What Can and Can’t Be Said

A look at public monuments in the American South

What Can and Can’t Be Said: Race, Uplift, and Monument Building in the Contemporary South

Upton, Dell. Yale, 2015
265p index afp, 9780300211757 $45.00

What Can and Can’t Be Said: Race, Uplift, and Monument Building in the Contemporary South book cover.

In this thoroughly researched, well illustrated, brilliantly analyzed examination of contemporary public monuments dedicated to the history of the Black experience in the American South, Upton (UCLA) provides in-depth analysis of the complex political and social threads that recent monuments have both engaged and exposed.

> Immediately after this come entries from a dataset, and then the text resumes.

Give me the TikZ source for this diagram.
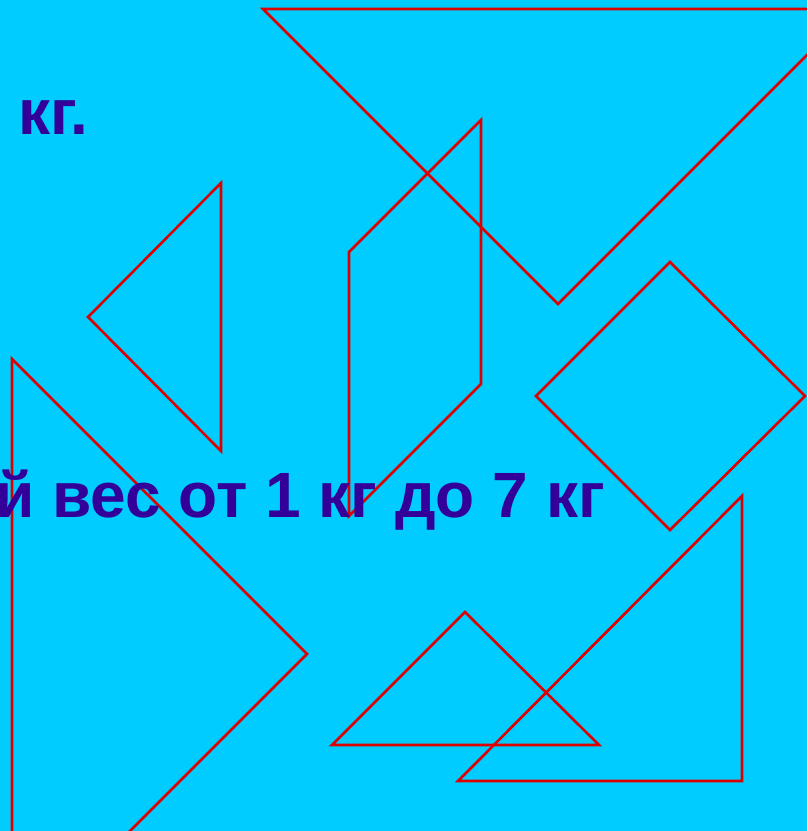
\documentclass[tikz,border=0pt]{standalone}
\usepackage{fontspec}
\setmainfont{Liberation Sans}
\definecolor{bgblue}{HTML}{00CCFF}
\definecolor{txtviolet}{HTML}{330099}
\definecolor{linered}{HTML}{DD0000}
\begin{document}
\begin{tikzpicture}[x=1pt,y=-1pt,
  piece/.style={draw=linered,line width=2.6pt,line join=miter},
  label/.style={text=txtviolet,font=\bfseries\fontsize{64}{70}\selectfont,inner sep=0pt}]
\useasboundingbox (0,0) rectangle (807,831);
\fill[bgblue] (0,0) rectangle (807,831);
\clip (0,0) rectangle (807,831);
% tangram pieces
\draw[piece] (263,9) -- (853,9) -- (558,304) -- cycle;
\draw[piece] (349,252) -- (481,120) -- (481,384) -- (349,516) -- cycle;
\draw[piece] (221,183) -- (88,317) -- (221,451) -- cycle;
\draw[piece] (12,359) -- (307,654) -- (12,949) -- cycle;
\draw[piece] (670,262) -- (805,396) -- (670,530) -- (536,396) -- cycle;
\draw[piece] (465,612) -- (599,745) -- (332,745) -- cycle;
\draw[piece] (742,496) -- (742,781) -- (458,781) -- cycle;
% texts
\node[label,anchor=base west] (t1) at (18,134) {кг.};
\node[label,anchor=base east] (t2) at (605,517) {й вес от 1 кг до 7 кг};
\end{tikzpicture}
\end{document}
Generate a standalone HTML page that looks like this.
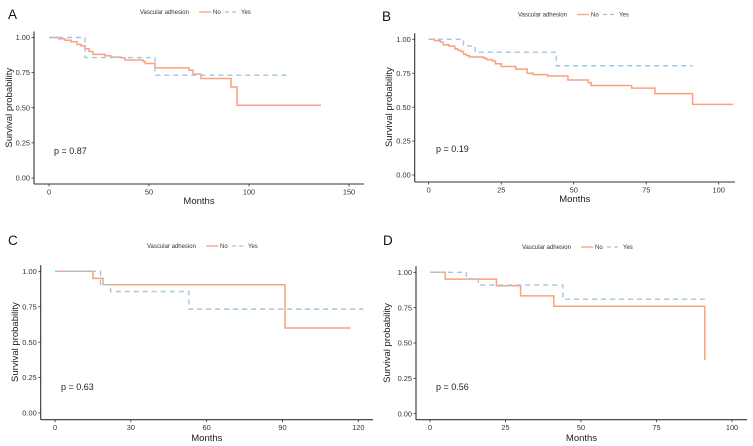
<!DOCTYPE html>
<html><head><meta charset="utf-8"><style>
html,body{margin:0;padding:0;background:#fff;width:753px;height:446px;overflow:hidden}
svg text{font-family:"Liberation Sans",Arial,sans-serif}
</style></head><body>
<svg id="fig" width="753" height="446" viewBox="0 0 753 446" xmlns="http://www.w3.org/2000/svg"></svg>
<script>
// Panel A
const aXTicks=[0,50,100,150];
const aNoT=[0,5,8,11,14,16,18,20,22,28,31,36,38,47,48,53,70,72,76,91,94,136];
const aNoS=[1,0.99,0.98,0.97,0.95,0.94,0.92,0.90,0.88,0.87,0.86,0.855,0.84,0.83,0.815,0.784,0.767,0.739,0.708,0.648,0.518,0.518];
const aYesT=[0,18,53,120];
const aYesS=[1,0.857,0.732,0.732];
// Panel B
const bXTicks=[0,25,50,75,100];
const bNoT=[0,2,4,5,7,9,10,11,12,13,14,19,20,22,23,25,30,34,36,41,48,55,56,70,78,91,105];
const bNoS=[1,0.99,0.98,0.96,0.95,0.93,0.92,0.91,0.89,0.88,0.87,0.86,0.85,0.84,0.82,0.80,0.78,0.75,0.74,0.73,0.70,0.68,0.66,0.64,0.60,0.52,0.52];
const bYesT=[0,12,16,44,91];
const bYesS=[1,0.95,0.905,0.805,0.805];
// Panel C
const cXTicks=[0,30,60,90,120];
const cNoT=[0,15,19,91,117];
const cNoS=[1,0.95,0.905,0.60,0.60];
const cYesT=[0,18,22,53,122];
const cYesS=[1,0.905,0.857,0.733,0.733];
// Panel D
const dXTicks=[0,25,50,75,100];
const dNoT=[0,5,22,30,41,91,91];
const dNoS=[1,0.952,0.905,0.833,0.76,0.38,0.38];
const dYesT=[0,12,16,44,91];
const dYesS=[1,0.955,0.91,0.81,0.81];
const yTicks=[0,0.25,0.5,0.75,1];
const yTickLabels=["0.00","0.25","0.50","0.75","1.00"];

const NS="http://www.w3.org/2000/svg";
const svg=document.getElementById('fig');
function mk(tag,attrs,parent,text){const e=document.createElementNS(NS,tag);for(const k in attrs)e.setAttribute(k,attrs[k]);if(text!==undefined)e.textContent=text;(parent||svg).appendChild(e);return e;}

const panels=[
 {id:'a',letter:'A',lx:8,ly:19,ax:34,axB:184,axR:364,x0:49,x1:349,xMax:150,y1:37.5,y0:178,ticks:aXTicks,no:[aNoT,aNoS],yes:[aYesT,aYesS],p:'p = 0.87',px:54,py:154,legY:12,legX:140,titleY:204,ytitleX:12},
 {id:'b',letter:'B',lx:382,ly:21,ax:414.7,axB:182,axR:735,x0:428.7,x1:718.7,xMax:100,y1:39.3,y0:175,ticks:bXTicks,no:[bNoT,bNoS],yes:[bYesT,bYesS],p:'p = 0.19',px:436,py:152,legY:14.5,legX:518,titleY:202,ytitleX:392},
 {id:'c',letter:'C',lx:8,ly:245,ax:40.7,axB:419.7,axR:373,x0:55,x1:358.3,xMax:120,y1:271.3,y0:413,ticks:cXTicks,no:[cNoT,cNoS],yes:[cYesT,cYesS],p:'p = 0.63',px:61,py:390,legY:246,legX:147,titleY:441,ytitleX:18},
 {id:'d',letter:'D',lx:383,ly:245,ax:416,axB:419.7,axR:747,x0:430,x1:732,xMax:100,y1:272.3,y0:413.7,ticks:dXTicks,no:[dNoT,dNoS],yes:[dYesT,dYesS],p:'p = 0.56',px:436,py:390,legY:247,legX:522,titleY:441,ytitleX:390}
];
const ORANGE="#fca07e", BLUE="#9fc7e0";
panels.forEach(P=>{
 const g=mk('g',{});
 const xs=v=>P.x0+(P.x1-P.x0)*v/P.xMax;
 const ys=v=>P.y0+(P.y1-P.y0)*v;
 mk('text',{x:P.lx,y:P.ly,'font-size':13.5,fill:'#111',},g,P.letter);
 const lg=mk('g',{},g);
 mk('text',{x:P.legX,y:P.legY+2,'font-size':6,fill:'#333'},lg,'Vascular adhesion');
 mk('line',{x1:P.legX+59,x2:P.legX+71,y1:P.legY,y2:P.legY,stroke:ORANGE,'stroke-width':1.3,},lg);
 mk('text',{x:P.legX+73,y:P.legY+2,'font-size':6,fill:'#333',},lg,'No');
 mk('line',{x1:P.legX+85,x2:P.legX+97,y1:P.legY,y2:P.legY,stroke:BLUE,'stroke-width':1.3,'stroke-dasharray':'4,3',},lg);
 mk('text',{x:P.legX+101,y:P.legY+2,'font-size':6,fill:'#333',},lg,'Yes');
 mk('line',{x1:P.ax,x2:P.ax,y1:P.y1-6,y2:P.axB,stroke:'#333','stroke-width':1.1,},g);
 mk('line',{x1:P.ax,x2:P.axR,y1:P.axB,y2:P.axB,stroke:'#333','stroke-width':1.1,},g);
 yTicks.forEach((t,i)=>{const y=ys(t);
  mk('line',{x1:P.ax-2.5,x2:P.ax,y1:y,y2:y,stroke:'#333','stroke-width':0.8},g);
  mk('text',{x:P.ax-4,y:y+2.6,'font-size':7.4,fill:'#333','text-anchor':'end',},g,yTickLabels[i]);});
 P.ticks.forEach(t=>{const x=xs(t);
  mk('line',{x1:x,x2:x,y1:P.axB,y2:P.axB+2.5,stroke:'#333','stroke-width':0.8},g);
  mk('text',{x:x,y:P.axB+10.5,'font-size':7.4,fill:'#333','text-anchor':'middle',},g,String(t));});
 mk('text',{x:(P.ax+P.axR)/2,y:P.titleY,'font-size':9.5,fill:'#222','text-anchor':'middle',},g,'Months');
 const yc=(P.y1+P.y0)/2;
 mk('text',{x:P.ytitleX,y:yc,'font-size':9.5,fill:'#222','text-anchor':'middle',transform:`rotate(-90 ${P.ytitleX} ${yc})`,},g,'Survival probability');
 mk('text',{x:P.px,y:P.py,'font-size':9,fill:'#222',},g,P.p);
 function step(T,S){let d='M'+xs(T[0])+','+ys(S[0]);for(let i=1;i<T.length;i++){d+=' H'+xs(T[i])+' V'+ys(S[i]);}return d;}
 mk('path',{d:step(P.no[0],P.no[1]),fill:'none',stroke:ORANGE,'stroke-width':1.5,},g);
 mk('path',{d:step(P.yes[0],P.yes[1]),fill:'none',stroke:BLUE,'stroke-width':1.4,'stroke-dasharray':'5,4',},g);
});
</script>
</body></html>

In considering a wide range of examples of visual culture—from billboards to long-standing public monuments—this study deftly reveals the many layers of potential meaning that should be considered in navigating the complex social and political context in which they exist. Furthermore, with recent political debates focusing on the presence of the Confederate flag in many southern states and a national discourse on race and power having dramatically taken center stage in contemporary American politics, questions regarding such symbols have become principal subjects of American political and cultural discourse, which makes Upton’s analysis extremely timely and relevant. As such, researchers and students, as well as political observers, will find this study thorough, insightful, and of great use in comprehending the vital role that monumental art can and does play in American culture.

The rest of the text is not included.